Stumptown (littéralement «la ville des souches») est l’un des surnoms donnés à Portland depuis le milieu du XIXe siècle, lorsque les habitants de la ville ont défriché le terrain pour la construire en laissant les souches des arbres. Ce titre situe donc l’action mais, d’une certaine manière, il s’applique aussi à Dex : une ancienne militaire qui ignore volontairement le syndrome de stress post-traumatique dont elle souffre et les violences psychologiques consécutives à son déploiement sur le front, qui sont pourtant les racines de son mal-être. Dex, c’est une sorte de Jessica Jones sans super pouvoirs: comme l’héroïne de Marvel, c’est une bad ass qui sait donner et encaisser des coups, et qui noie une expérience traumatisante dans l’alcool, le sexe et le travail (et le jeu, dans son cas).
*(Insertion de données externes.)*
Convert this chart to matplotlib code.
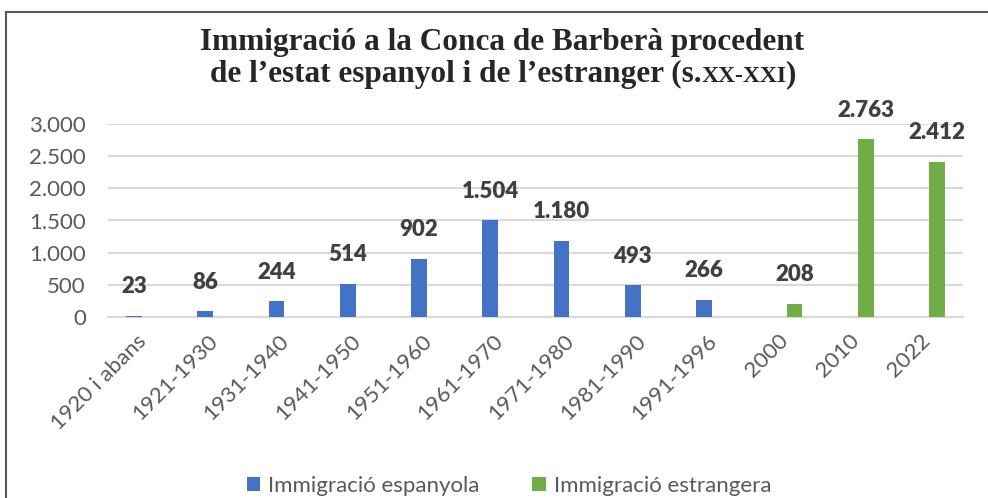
import numpy as np
import matplotlib.pyplot as plt
from matplotlib.patches import Rectangle

# data
periods = ['1920 i abans', '1921-1930', '1931-1940', '1941-1950', '1951-1960',
           '1961-1970', '1971-1980', '1981-1990', '1991-1996', '2000', '2010', '2022']
spanish = [23, 86, 244, 514, 902, 1504, 1180, 493, 266, None, None, None]
foreign = [None, None, None, None, None, None, None, None, None, 208, 2763, 2412]
yticks = [0, 500, 1000, 1500, 2000, 2500, 3000]

blue = '#4472C4'
green = '#70AD47'
grey = '#595959'

def fmt(v):
    return '{:,}'.format(v).replace(',', '.')

fig = plt.figure(figsize=(9.88, 4.98), dpi=100)
ax = fig.add_axes([108/988, 1-317/498, 855/988, 193/498])

x = np.arange(len(periods))
w = 0.22
off = 0.135
for vals, sign, col, lab in [(spanish, -1, blue, 'Immigració espanyola'),
                             (foreign, 1, green, 'Immigració estrangera')]:
    xs = [xi + sign*off for xi, v in zip(x, vals) if v is not None]
    vs = [v for v in vals if v is not None]
    bars = ax.bar(xs, vs, width=w, color=col, label=lab, zorder=3)
    for b, v in zip(bars, vs):
        ax.annotate(fmt(v), (b.get_x() + b.get_width()/2, v),
                    xytext=(0, 21), textcoords='offset points',
                    ha='center', va='center', fontsize=16, fontweight='heavy',
                    color='#404040', family='Lato')

ax.set_xlim(-0.5, len(periods) - 0.5)
ax.set_ylim(0, 3000)
ax.set_yticks(yticks)
ax.set_yticklabels([fmt(t) for t in yticks])
ax.set_xticks(x)
ax.set_xticklabels(periods, rotation=45, ha='right', va='center',
                   rotation_mode='anchor')
ax.tick_params(axis='both', length=0, labelsize=16, labelcolor=grey)
ax.tick_params(axis='x', pad=15)
ax.tick_params(axis='y', pad=16)
for lbl in ax.get_xticklabels() + ax.get_yticklabels():
    lbl.set_family('Lato')
ax.grid(axis='y', color='#d9d9d9', linewidth=1.5, zorder=0)
for s in ['top', 'right', 'left']:
    ax.spines[s].set_visible(False)
ax.spines['bottom'].set_color('#d9d9d9')
ax.spines['bottom'].set_linewidth(1.5)

leg = fig.legend(loc='center', bbox_to_anchor=(0.515, 1-486/498), ncol=2,
                 frameon=False, handlelength=0.6, handleheight=0.6,
                 handletextpad=0.35, columnspacing=2.4,
                 prop={'family': 'Lato', 'size': 16})
for t in leg.get_texts():
    t.set_color(grey)

# chart border
fig.patches.append(Rectangle((6/988, -0.1), 1.2, 1-12/498 + 0.1,
                             transform=fig.transFigure, fill=False,
                             edgecolor='#595959', linewidth=1.5))

# title
tfont = dict(family='Liberation Serif', fontweight='bold', color='#262626',
             va='baseline')
fig.text(502/988, 1-50/498, 'Immigració a la Conca de Barberà procedent',
         ha='center', fontsize=22.5, **tfont)

renderer = fig.canvas.get_renderer()
parts = [('de l’estat espanyol i de l’estranger (s.', 22.5),
         ('XX-XXI', 17), (')', 22.5)]
texts = [fig.text(0, 1-82/498, s, ha='left', fontsize=fs, **tfont)
         for s, fs in parts]
widths = [t.get_window_extent(renderer).width for t in texts]
xpos = 503 - sum(widths)/2
for t, wd in zip(texts, widths):
    t.set_x(xpos/988)
    xpos += wd

fig.savefig('out.png', dpi=100)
Le charisme de Cobie Smulders est indéniable et la série sait en tirer parti pour nous montrer que Dex a de nombreux talents et les ressources nécessaires pour accomplir le travail dont elle est chargée, mais aussi une foule de problèmes personnels non résolus qui lui donnent un côté plus vulnérable. Au fil de ce pilote, nous faisons aussi la connaissance des autres protagonistes, notamment l’inspecteur Miles Hoffman (Michael Ealy – The Following) plus impressionné par les méthodes de Dex que sa supérieure et pas insensible à ses charmes, et Gray (Jake Johnson – New Girl) un barman ami de notre héroïne. Les relations restent à approfondir, et on ne doute pas qu’elles le seront au fil des épisodes.
Certes, c’est une introduction basique et pleine de clichés. On évoquait Jessica Jones; il est toutefois évident que Stumptown ne s’inscrit pas du tout dans le même registre. Moins sombre, moins dramatique, elle vise d’abord à être une série divertissante et accrocheuse, avec une ambiance pulp. Et le pilote est indéniablement plaisant à suivre, notamment grâce à un bon mélange de scènes d’action et d’humour. Les dialogues sont souvent drôles, et on peut y ajouter la voiture pourrie de Dex et son lecteur de cassettes (oui, de cassettes) providentiel qui, à chaque cahot de la route, démarre tout seul pour jouer une chanson qui correspond parfaitement à la scène en cours (à commencer par « Sweet Caroline ») mais en décalage avec l’ambiance.
L’inconnue réside dans la structure de la série – qui semble s’orienter vers des intrigues unitaires avec une histoire par épisode, et un léger arrière-plan feuilletonnant concernant l’évolution de son héroïne. Avec des scénarii solides et une réalisation pop et dynamique, cela peut porter ses fruits. Stumptown semble en tous cas avoir pas mal d’atouts à développer, des personnages intéressants à approfondir et la possibilité de proposer quelque chose de fun et sympathique.
Sans s’écarter des clichés du genre, Stumptown fait le job avec un pilote solide et efficace, dont le mélange d’humour et d’action peut séduire. Reste à savoir si cela suffira à moyen terme, si la série parviendra à étendre son récit tout en restant fidèle à son esprit et à son ton divertissant. Elle en a certainement le potentiel.